(1) You're obviously either a troll or just not in tune with a human brain.
(2) I hear Loveshack.org could possibly help you.
(3) Since you INSIST and just want to ignore REASON (Because, you're emotional, much like a female), here's my sure-fire way to you getting her back:
#1 - You sit down and gather a collection of movies. Source material is very important. I recommend: The Notebook, Dear John, Love Actually, and Pretty Woman. This is the "Recovery Kit". Other users might cite several other movies, but I think these four will get you off to a good start.
#2 - As you are watching these movies, make sure you get in touch with the emotional YOU. Make sure that down deep in that core of yours, you have become in touch with your feminine side. It helps to have tissues next to you. For the reason alone, leave The Notebook for last.
#3 - As soon as you are done with the movies, get on your computer and look up poems that describe your ex as the ONLY ONE for you. This is a good idea. After all, she IS THE ONE. Right? Even though she probably left you and right now is getting DPed by two guys and blowing a third, she IS THE ONE. Any poem that says that your life without her is not worth living, is probably preferable.
#4 - Print out said card and then make sure you begin making a website. 10 years ago, anything on Angelfire or Tripod would have been perfect. But now, start a blog. You should be in tune with your emotional core after the movies and the card, so write a blog about how much you miss her and add pictures into the blog. You know, some people are challenged mentally and need pictures or illustrations. Who wants to be bothered with words?
#5 - Visit ftd.com. Just make sure you don't order flowers from the Father's Day category. Who wants to receive purple tulips? Make sure you ordered the REDDEST roses in there with the biggest vase. Send those to her home address. She'll appreciate it. If she works, send her a second arrangement to one of the classes you take together. Make sure you send a balloon with the arrangement that goes to work and that it has text saying: "Styleman & Chick, LOVE FOREVER".
#6 - Once you have the first 5 steps down, it's time to hire the musical help. Mariachi's CAN work, but if neither of you know Spanish, forget it. Just go to your local Starbucks and enlist the help of a few hipsters that you know might have guitars and bongos. Now, you can go to either her place or to class/work with the musical group. Make sure that you go to the place where there's more people at... so they can all witness how much you love her. It's not public humiliation. She'll love you for it. Make sure they play something from Celine Dion. Chicks love that.
#7 - If she studies or works at a place with a window view, hire a skywriter to write out your name and hers and make sure she can see it. If she doesn't, just take a picture and make sure you put it up on the blog. She'll love this.
#8 - By now, these 7 steps will have her FULL of love for you. This is when you make the last move. Head to a veterinarian and tell them you want to be neutered. When the vet looks at you confused, tell them that it's an act of love. Tell him that you did Steps 1 - 7 and he'll nod and understand. After all, that Vet is probably an AFC too and is probably ball-less as well. Make sure that after the procedure, the Vet keeps your balls in a cooler with ice.

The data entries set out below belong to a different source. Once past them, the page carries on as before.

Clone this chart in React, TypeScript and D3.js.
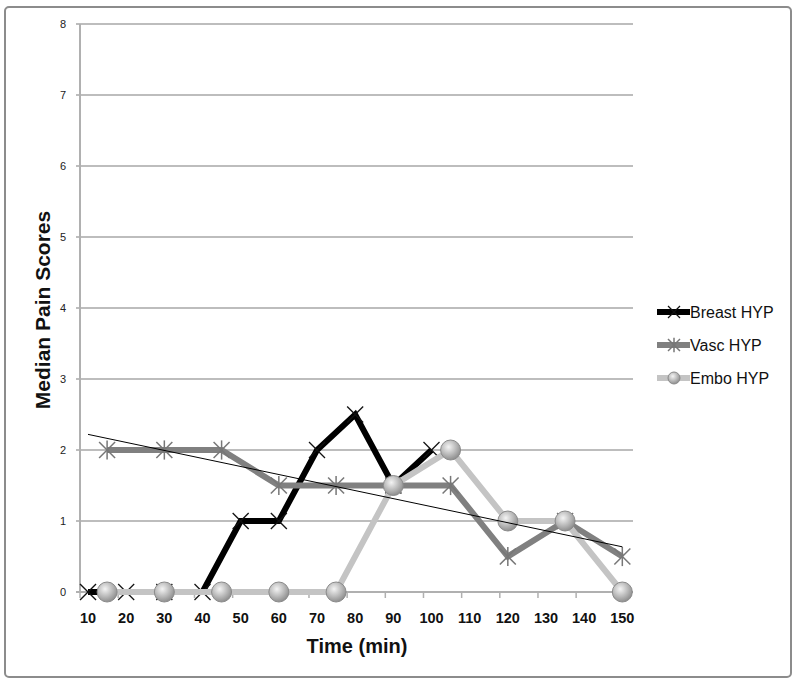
import React from "react";
import * as d3 from "d3";

const breastTimes = [10, 20, 30, 40, 50, 60, 70, 80, 90, 100];
const breastValues = [0, 0, 0, 0, 1, 1, 2, 2.5, 1.5, 2];
const otherTimes = [15, 30, 45, 60, 75, 90, 105, 120, 135, 150];
const vascValues = [2, 2, 2, 1.5, 1.5, 1.5, 1.5, 0.5, 1, 0.5];
const emboValues = [0, 0, 0, 0, 0, 1.5, 2, 1, 1, 0];
const xTickLabels = [10, 20, 30, 40, 50, 60, 70, 80, 90, 100, 110, 120, 130, 140, 150];
const yTicks = [0, 1, 2, 3, 4, 5, 6, 7, 8];
const legendNames = ["Breast HYP", "Vasc HYP", "Embo HYP"];

const W = 800, H = 688;
const left = 80, right = 633, top = 24, bottom = 592;

export default function App() {
  const x = d3.scaleLinear().domain([7.9, 152.8]).range([left, right]);
  const y = d3.scaleLinear().domain([0, 8]).range([bottom, top]);
  const line = d3.line<[number, number]>().x(d => x(d[0])).y(d => y(d[1]));

  const breast: [number, number][] = breastTimes.map((t, i) => [t, breastValues[i]]);
  const vasc: [number, number][] = otherTimes.map((t, i) => [t, vascValues[i]]);
  const embo: [number, number][] = otherTimes.map((t, i) => [t, emboValues[i]]);

  // linear trend of Vasc series (by index), extended to chart start
  const n = vascValues.length;
  const idx = d3.range(1, n + 1);
  const mx = d3.mean(idx)!, my = d3.mean(vascValues)!;
  const slope = d3.sum(idx.map((i, k) => (i - mx) * (vascValues[k] - my))) / d3.sum(idx.map(i => (i - mx) ** 2));
  const stepT = otherTimes[1] - otherTimes[0];
  const valAtT = (t: number) => my + slope * ((t - otherTimes[0]) / stepT + 1 - mx);
  const trendStart = 10, trendEnd = 150;

  const tickTs = d3.range(0, 15).map(k => 7.9 + 10 * k);

  const xMark = (cx: number, cy: number, s: number, key: string | number, color = "#111") => (
    <g key={key} stroke={color} strokeWidth={1.3}>
      <line x1={cx - s} y1={cy - s} x2={cx + s} y2={cy + s} />
      <line x1={cx - s} y1={cy + s} x2={cx + s} y2={cy - s} />
    </g>
  );
  const starMark = (cx: number, cy: number, s: number, key: string | number) => (
    <g key={key} stroke="#777" strokeWidth={1.5}>
      <line x1={cx - s} y1={cy - s} x2={cx + s} y2={cy + s} />
      <line x1={cx - s} y1={cy + s} x2={cx + s} y2={cy - s} />
      <line x1={cx} y1={cy - s * 1.2} x2={cx} y2={cy + s * 1.2} />
    </g>
  );
  const circMark = (cx: number, cy: number, r: number, key: string | number) => (
    <circle key={key} cx={cx} cy={cy} r={r} fill="url(#sphere)" stroke="#8a8a8a" strokeWidth={1} />
  );

  const legendY = [312, 345, 378];
  const legendColors = ["#000", "#808080", "#c4c4c4"];

  return (
    <svg width={W} height={H} style={{ position: "absolute", left: 0, top: 0, background: "#fff" }}
      fontFamily="'Liberation Sans', Arial, sans-serif">
      <defs>
        <radialGradient id="sphere" cx="40%" cy="35%" r="65%">
          <stop offset="0%" stopColor="#f4f4f4" />
          <stop offset="60%" stopColor="#b8b8b8" />
          <stop offset="100%" stopColor="#8f8f8f" />
        </radialGradient>
      </defs>
      <rect x={5} y={7} width={786} height={670} rx={4} fill="#fff" stroke="#8c8c8c" strokeWidth={2} />

      {/* gridlines */}
      {yTicks.filter(v => v > 0).map(v => (
        <line key={"g" + v} x1={left - 4} x2={right} y1={y(v)} y2={y(v)} stroke="#bdbdbd" strokeWidth={2} />
      ))}
      {/* axes */}
      <line x1={left} x2={left} y1={top} y2={bottom} stroke="#b0b0b0" strokeWidth={2} />
      <line x1={left - 4} x2={right} y1={bottom} y2={bottom} stroke="#b0b0b0" strokeWidth={2} />
      {tickTs.map((t, i) => (
        <line key={"t" + i} x1={x(t)} x2={x(t)} y1={bottom} y2={bottom + 6} stroke="#b0b0b0" strokeWidth={1.5} />
      ))}
      {yTicks.map(v => (
        <text key={"yl" + v} x={66} y={y(v) + 4} textAnchor="end" fontSize={11} fill="#222">{v}</text>
      ))}
      {xTickLabels.map(t => (
        <text key={"xl" + t} x={x(t)} y={623} textAnchor="middle" fontSize={14.5} fontWeight="bold" fill="#111">{t}</text>
      ))}
      <text x={357} y={653} textAnchor="middle" fontSize={20} fontWeight="bold" fill="#111">Time (min)</text>
      <text transform="translate(50,310) rotate(-90)" textAnchor="middle" fontSize={21} fontWeight="bold" fill="#111">Median Pain Scores</text>

      {/* series */}
      <path d={line(breast)!} fill="none" stroke="#000" strokeWidth={6} strokeLinejoin="miter" />
      {breast.map((d, i) => xMark(x(d[0]), y(d[1]), 8, "b" + i))}
      <path d={line(vasc)!} fill="none" stroke="#808080" strokeWidth={6} />
      {vasc.map((d, i) => starMark(x(d[0]), y(d[1]), 8, "v" + i))}
      <path d={line(embo)!} fill="none" stroke="#c4c4c4" strokeWidth={6} />
      {embo.map((d, i) => circMark(x(d[0]), y(d[1]), 10, "e" + i))}

      {/* trendline */}
      <line x1={x(trendStart)} y1={y(valAtT(trendStart))} x2={x(trendEnd)} y2={y(valAtT(trendEnd))} stroke="#000" strokeWidth={1} />

      {/* legend */}
      {legendNames.map((name, i) => {
        const ly = legendY[i];
        return (
          <g key={"lg" + i}>
            <line x1={657} x2={690} y1={ly} y2={ly} stroke={legendColors[i]} strokeWidth={6} />
            {i === 0 && xMark(674, ly, 6, "lm0")}
            {i === 1 && starMark(674, ly, 6, "lm1")}
            {i === 2 && circMark(674, ly, 6, "lm2")}
            <text x={690} y={ly + 6} fontSize={16} fill="#111">{name}</text>
          </g>
        );
      })}
    </svg>
  );
}
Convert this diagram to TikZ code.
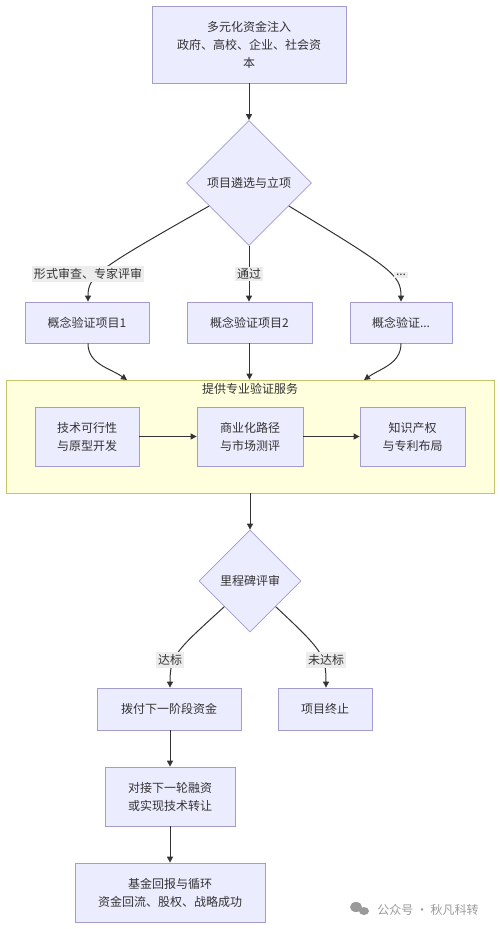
\documentclass[tikz,border=0pt]{standalone}
\usepackage{fontspec}
\setmainfont{Noto Sans CJK SC}
\usetikzlibrary{arrows.meta,shapes.geometric}

\definecolor{boxfill}{HTML}{ECECFF}
\definecolor{boxline}{HTML}{A29CCF}
\definecolor{grpfill}{HTML}{FFFFDE}
\definecolor{grpline}{HTML}{C4C46A}
\definecolor{tagfill}{HTML}{EDEDED}
\definecolor{edge}{HTML}{333333}
\definecolor{txt}{HTML}{333333}
\definecolor{wmgray}{HTML}{9A9A9A}

\begin{document}
\begin{tikzpicture}[x=1pt,y=1pt,
  every node/.style={text=txt,font=\fontsize{12}{18}\selectfont},
  box/.style={draw=boxline,fill=boxfill,line width=0.8pt,align=center,inner sep=0pt},
  choice/.style={draw=boxline,fill=boxfill,line width=0.8pt,diamond,aspect=1,inner sep=0pt},
  group/.style={draw=grpline,fill=grpfill,line width=0.8pt,inner sep=0pt},
  tag/.style={fill=tagfill,inner sep=2pt},
  link/.style={draw=edge,line width=1pt},
  arr/.style={link,-{Triangle[length=6pt,width=6pt]}}]

\useasboundingbox[fill=white] (0,0) rectangle (500,-929);

\node[box,minimum width=194pt,minimum height=77pt] (src) at (249,-44.5) {多元化资金注入\\政府、高校、企业、社会资\\本};
\node[choice,minimum width=125pt,minimum height=125pt] (pick) at (249,-183) {项目遴选与立项};

\node[box,minimum width=124pt,minimum height=41pt] (poc1) at (87,-322.5) {概念验证项目1};
\node[box,minimum width=125pt,minimum height=41pt] (poc2) at (249.5,-322.5) {概念验证项目2};
\node[box,minimum width=102pt,minimum height=41pt] (poc3) at (401,-322.5) {概念验证...};

% service group
\node[group,minimum width=488pt,minimum height=113pt] (svc) at (250,-436.5) {};
\node (svctitle) at (250,-389) {提供专业验证服务};
\coordinate (in1) at (127,-380);
\coordinate (in3) at (364,-380);

\node[box,minimum width=104pt,minimum height=59pt] (tech) at (87,-436.5) {技术可行性\\与原型开发};
\node[box,minimum width=106pt,minimum height=59pt] (mkt) at (250,-436.5) {商业化路径\\与市场测评};
\node[box,minimum width=105pt,minimum height=59pt] (ip) at (412.5,-436.5) {知识产权\\与专利布局};

\node[choice,minimum width=102pt,minimum height=102pt] (mile) at (250,-581) {里程碑评审};

\node[box,minimum width=144pt,minimum height=42pt] (pay) at (169,-709) {拨付下一阶段资金};
\node[box,minimum width=94pt,minimum height=42pt] (stop) at (325,-709) {项目终止};
\node[box,minimum width=130pt,minimum height=59pt] (next) at (170,-796.5) {对接下一轮融资\\或实现技术转让};
\node[box,minimum width=190pt,minimum height=59pt] (fund) at (170,-892.5) {基金回报与循环\\资金回流、股权、战略成功};

% watermark
\fill[wmgray] (356,-907) ellipse (6pt and 5pt);
\fill[wmgray] (364,-911) ellipse (5pt and 4pt);
\node[text=wmgray] (wm) at (428,-910) {公众号 · 秋凡科转};

\draw[arr] (src) -- (pick);

\draw[arr] (pick.210) .. controls (100,-268) and (88,-275) .. (poc1.north -| 88,0);
\draw[arr] (pick) -- (poc2.north -| pick);
\draw[arr] (pick.-30) .. controls (391,-268) and (401,-275) .. (poc3.north);

\draw[arr] (poc1.south -| 88,0) to[out=-90,in=145] (in1);
\draw[arr] (poc2) -- (poc2 |- svc.north);
\draw[arr] (poc3) to[out=-90,in=35] (in3);

\draw[arr] (tech) -- (mkt);
\draw[arr] (mkt) -- (ip);

\draw[arr] (svc.south -| mile) -- (mile);

\draw[arr] (mile.225) .. controls (177,-650) and (170,-655) .. (pay.north -| 170,0);
\draw[arr] (mile.-45) .. controls (322,-650) and (326,-655) .. (stop.north -| 326,0);

\draw[arr] (pay.south -| next) -- (next);
\draw[arr] (next) -- (fund);

% edge labels
\node[tag] (t1) at (88,-274) {形式审查、专家评审};
\node[tag] (t2) at (249,-274) {通过};
\node[tag] (t3) at (401,-275) {...};
\node[tag] (t4) at (170,-660) {达标};
\node[tag] (t5) at (326,-660) {未达标};

\end{tikzpicture}
\end{document}
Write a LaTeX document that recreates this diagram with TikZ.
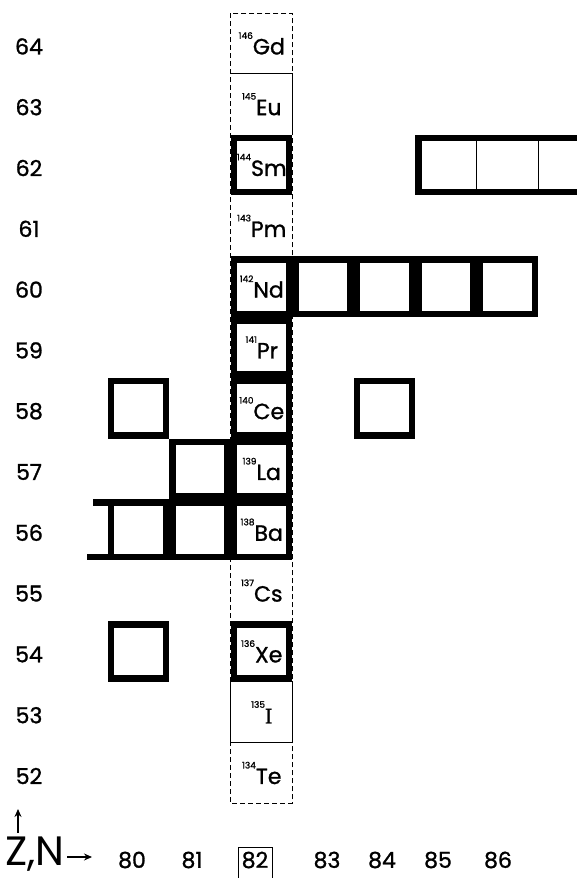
\documentclass[tikz,border=0pt]{standalone}
\usepackage{fontspec}
\setmainfont{Poppins}
\newfontfamily\heavy{Poppins}[FakeBold=1.2]
\newfontfamily\serifface{Liberation Serif}[FakeBold=1.2]
\usetikzlibrary{arrows.meta,calc}
% mass number set small, raised to the cap height of the symbol
\newcommand\mass[1]{\raisebox{15.5pt}{\fontsize{9}{9}\selectfont #1}}

\begin{document}
\begin{tikzpicture}[x=1pt,y=-1pt,
  thickcell/.style={draw, line width=6.5pt, minimum width=55pt, minimum height=54.3pt,
                    inner sep=0pt, outer sep=0pt},
  nuclide/.style={font=\heavy\fontsize{22}{22}\selectfont, inner sep=0pt},
  rowlab/.style={font=\heavy\fontsize{22}{22}\selectfont, inner sep=0pt},
  colframe/.style={line width=0.9pt, dash pattern=on 5pt off 3pt},
  rule/.style={line width=0.9pt},
  axarrow/.style={-{Stealth[length=8pt,width=7pt]}, line width=1.3pt}]
\useasboundingbox (0,0) rectangle (577,878);

% cell centres: column = N (80..87), row = Z (52..64)
\foreach \n in {80,...,87}
  \foreach \z in {52,...,64}
    \coordinate (p\n-\z) at ({138.25+(\n-80)*61.5},{43.4+(64-\z)*60.8});

% the N = 82 column, dashed
\draw[colframe] ($(p82-64)+(-30.75,-30.4)$) rectangle ($(p82-52)+(30.75,30.4)$);
% thin solid edges
\draw[rule] ($(p82-63)+(-30.75,-30.4)$) -- ($(p82-63)+(30.75,-30.4)$)
            -- ($(p82-63)+(30.75,30.4)$);
\draw[rule] ($(p82-53)+(-30.75,-30.4)$) rectangle ($(p82-53)+(30.75,30.4)$);

% stable nuclei: heavy boxes
\foreach \n/\z in {82/62, 82/60, 83/60, 84/60, 85/60, 86/60, 82/59,
                   82/58, 80/58, 84/58, 82/57, 81/57, 82/56, 81/56, 80/56,
                   82/54, 80/54}
  \node[thickcell] (c\n-\z) at (p\n-\z) {};

% Z = 62, N = 85..87 group
\node[thickcell, minimum width=178pt] (g62) at (p86-62) {};
\draw[rule] ([xshift=-30.75pt]g62.north) -- ([xshift=-30.75pt]g62.south);
\draw[rule] ([xshift=30.75pt]g62.north) -- ([xshift=30.75pt]g62.south);

% Z = 56 row continues to the left
\draw[line width=6.5pt] (c80-56.north west) -- ++(-18,0);
\draw[line width=6.5pt] (c80-56.south west) -- ++(-24,0);

% nuclide symbols in the N = 82 column
\foreach \z/\a/\s in {64/146/Gd, 63/145/Eu, 62/144/Sm, 61/143/Pm, 60/142/Nd,
                      59/141/Pr, 58/140/Ce, 57/139/La, 56/138/Ba, 55/137/Cs,
                      54/136/Xe, 53/135/{\serifface I}, 52/134/Te}
  \node[nuclide] (el\z) at ([xshift=0.5pt]p82-\z) {\mass{\a}\s};

% Z labels
\foreach \z in {52,...,64}
  \node[rowlab] (r\z) at (29,{46.4+(64-\z)*60.8}) {\z};

% N labels
\node[rowlab] (a80) at (132,860) {80};
\node[rowlab] (a81) at (192,860) {81};
\node[rowlab] (a82) at (255,860) {82};
\node[rowlab] (a83) at (327,860) {83};
\node[rowlab] (a84) at (382,860) {84};
\node[rowlab] (a85) at (438,860) {85};
\node[rowlab] (a86) at (498,860) {86};
\draw[rule] ($(a82.center)+(-17,-13)$) rectangle ($(a82.center)+(17,25)$);

% axes
\node[font=\fontsize{41}{41}\selectfont, anchor=base west, inner sep=0pt] (zn) at (5,865) {Z,N};
\coordinate (zup0) at (18,833);
\coordinate (zup1) at (18,809);
\draw[axarrow] (zup0) -- (zup1);
\coordinate (nrt0) at (67,857);
\coordinate (nrt1) at (92,857);
\draw[axarrow] (nrt0) -- (nrt1);
\end{tikzpicture}
\end{document}
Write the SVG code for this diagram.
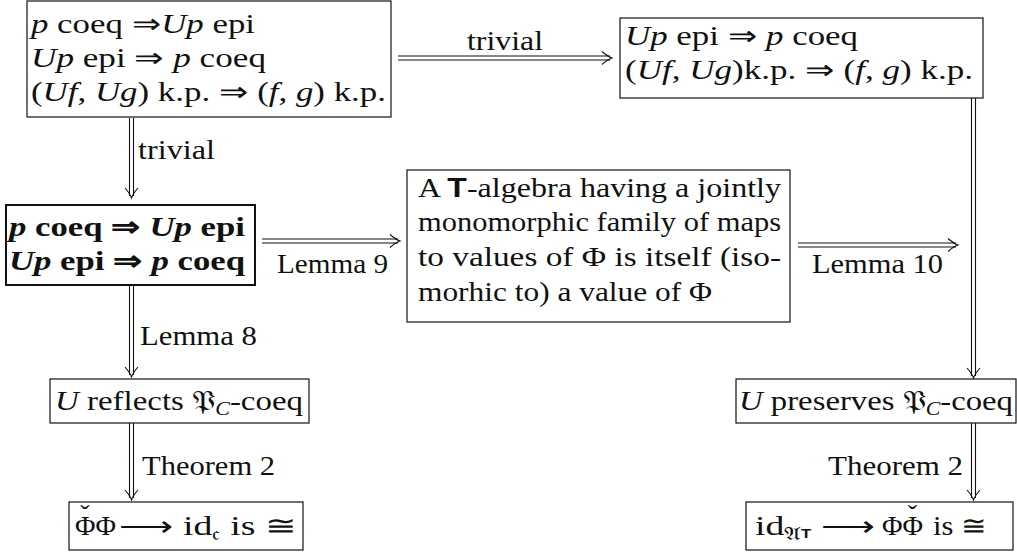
<svg xmlns="http://www.w3.org/2000/svg" width="1017" height="553" viewBox="0 0 1017 553">
<style>
.t{font-family:"Liberation Serif","Times New Roman",serif;font-size:27px;fill:#111}
.b{font-weight:bold}
.i{font-style:italic}
.sf{font-family:"Liberation Sans",Arial,sans-serif;font-weight:bold;font-style:normal}
.fk{font-family:"DejaVu Serif","DejaVu Sans","Noto Sans",serif;font-style:normal}
.ph{font-family:"Liberation Serif","Times New Roman",serif;font-size:28px;fill:#111}
.sub{font-size:18px}
.box{fill:#fff;stroke:#111;stroke-width:1.2}
.bb{stroke-width:2}
.ln{fill:none;stroke:#111;stroke-width:1.1}
</style>
<defs>
<path id="ah" d="M-10,-6.5 C-6,-3 -3,-1 0,0 C-3,1 -6,3 -10,6.5" fill="none" stroke="#111" stroke-width="1.1"/>
</defs>
<rect width="1017" height="553" fill="#fff"/>

<g id="connectors">
  <path class="ln" d="M398,56 H610 M398,60 H610"/>
  <use href="#ah" transform="translate(612,58)"/>
  <text class="t" x="467" y="50" textLength="76" lengthAdjust="spacingAndGlyphs">trivial</text>
  <path class="ln" d="M129.5,118 V196 M133.5,118 V196"/>
  <use href="#ah" transform="translate(131.5,198) rotate(90)"/>
  <text class="t" x="138" y="159" textLength="77" lengthAdjust="spacingAndGlyphs">trivial</text>
  <path class="ln" d="M262,239 H398 M262,243 H398"/>
  <use href="#ah" transform="translate(400,241)"/>
  <text class="t" x="277" y="273" textLength="111" lengthAdjust="spacingAndGlyphs">Lemma 9</text>
  <path class="ln" d="M798,243 H956 M798,247 H956"/>
  <use href="#ah" transform="translate(958,245)"/>
  <text class="t" x="812" y="273" textLength="131" lengthAdjust="spacingAndGlyphs">Lemma 10</text>
  <path class="ln" d="M971.5,98 V376 M975.5,98 V376"/>
  <use href="#ah" transform="translate(973.5,378) rotate(90)"/>
  <path class="ln" d="M129.5,285 V375 M133.5,285 V375"/>
  <use href="#ah" transform="translate(131.5,377) rotate(90)"/>
  <text class="t" x="140" y="345" textLength="117" lengthAdjust="spacingAndGlyphs">Lemma 8</text>
  <path class="ln" d="M129.5,423 V498 M133.5,423 V498"/>
  <use href="#ah" transform="translate(131.5,500) rotate(90)"/>
  <text class="t" x="142" y="475" textLength="133" lengthAdjust="spacingAndGlyphs">Theorem 2</text>
  <path class="ln" d="M971.5,423 V498 M975.5,423 V498"/>
  <use href="#ah" transform="translate(973.5,500) rotate(90)"/>
  <text class="t" x="828" y="475" textLength="135" lengthAdjust="spacingAndGlyphs">Theorem 2</text>
</g>

<g id="n1">
  <rect class="box" x="27" y="1" width="364" height="116"/>
  <text class="t" x="31" y="33" textLength="224" lengthAdjust="spacingAndGlyphs"><tspan class="i">p</tspan> coeq ⇒<tspan class="i">Up</tspan> epi</text>
  <text class="t" x="31" y="67" textLength="235" lengthAdjust="spacingAndGlyphs"><tspan class="i">Up</tspan> epi ⇒ <tspan class="i">p</tspan> coeq</text>
  <text class="t" x="31" y="101" textLength="355" lengthAdjust="spacingAndGlyphs">(<tspan class="i">Uf</tspan>, <tspan class="i">Ug</tspan>) k.p. ⇒ (<tspan class="i">f</tspan>, <tspan class="i">g</tspan>) k.p.</text>
</g>

<g id="n2">
  <rect class="box" x="620" y="18" width="363" height="80"/>
  <text class="t" x="625" y="45" textLength="233" lengthAdjust="spacingAndGlyphs"><tspan class="i">Up</tspan> epi ⇒ <tspan class="i">p</tspan> coeq</text>
  <text class="t" x="625" y="79" textLength="348" lengthAdjust="spacingAndGlyphs">(<tspan class="i">Uf</tspan>, <tspan class="i">Ug</tspan>)k.p. ⇒ (<tspan class="i">f</tspan>, <tspan class="i">g</tspan>) k.p.</text>
</g>

<g id="n3">
  <rect class="box bb" x="6" y="205" width="249" height="80"/>
  <text class="t b" x="9" y="236" textLength="236" lengthAdjust="spacingAndGlyphs"><tspan class="i">p</tspan> coeq ⇒ <tspan class="i">Up</tspan> epi</text>
  <text class="t b" x="9" y="270" textLength="236" lengthAdjust="spacingAndGlyphs"><tspan class="i">Up</tspan> epi ⇒ <tspan class="i">p</tspan> coeq</text>
</g>

<g id="n4">
  <rect class="box" x="407" y="170" width="383" height="152"/>
  <text class="t" x="418" y="197" textLength="363" lengthAdjust="spacingAndGlyphs">A <tspan class="sf">T</tspan>-algebra having a jointly</text>
  <text class="t" x="418" y="231" textLength="363" lengthAdjust="spacingAndGlyphs">monomorphic family of maps</text>
  <text class="t" x="418" y="266" textLength="363" lengthAdjust="spacingAndGlyphs">to values of Φ is itself (iso-</text>
  <text class="t" x="418" y="301" textLength="294" lengthAdjust="spacingAndGlyphs">morhic to) a value of Φ</text>
</g>

<g id="n5">
  <rect class="box" x="50" y="379" width="259" height="44"/>
  <text class="t" x="55" y="410" textLength="248" lengthAdjust="spacingAndGlyphs"><tspan class="i">U</tspan> reflects <tspan class="fk">𝔓</tspan><tspan class="i sub" dy="5">C</tspan><tspan dy="-5">-coeq</tspan></text>
</g>

<g id="n6">
  <rect class="box" x="736" y="379" width="280" height="44"/>
  <text class="t" x="739" y="410" textLength="274" lengthAdjust="spacingAndGlyphs"><tspan class="i">U</tspan> preserves <tspan class="fk">𝔓</tspan><tspan class="i sub" dy="5">C</tspan><tspan dy="-5">-coeq</tspan></text>
</g>

<g id="n7">
  <rect class="box" x="69" y="502" width="234" height="48"/>
  <text class="ph" x="75" y="535">Φ<tspan dx="-15.3" dy="-11">ˇ</tspan><tspan dx="6" dy="11">Φ</tspan></text>
  <text class="t" x="119" y="535" textLength="178" lengthAdjust="spacingAndGlyphs">⟶ id<tspan class="fk sub" dy="5">𝔠</tspan><tspan dy="-5"> is ≅</tspan></text>
</g>

<g id="n8">
  <rect class="box" x="746" y="502" width="267" height="48"/>
  <text class="t" x="755" y="535" textLength="120" lengthAdjust="spacingAndGlyphs">id<tspan class="fk sub" dy="5">𝔄</tspan><tspan class="sf" dy="-2" font-size="12">T</tspan><tspan dy="-3"> ⟶</tspan></text>
  <text class="ph" x="882" y="535">ΦΦ<tspan dx="-15.3" dy="-11">ˇ</tspan></text>
  <text class="t" x="933" y="535" textLength="54" lengthAdjust="spacingAndGlyphs">is ≅</text>
</g>
</svg>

#9 - Mail your balls over to your ex. She already has them in a figurative sense, why not do this in a literal sense? Bonus points if you get her name inscribed into them before you send them to her. If she already has you by the balls, why shouldn't she have your pair with her name on them? She'll definitely see that you are the prize by then and want to get back with you. If she hasn't by Step 9, she's just a soulless b!tch who obviously doesn't know how to appreciate a man like you.
I hope my steps work for you.
It's guaranteed to work. Just make sure to tell her to keep those testicles on ice, you know, in case she ever wants them reattached or you decide to become man enough to grab them from her and reattach them yourself.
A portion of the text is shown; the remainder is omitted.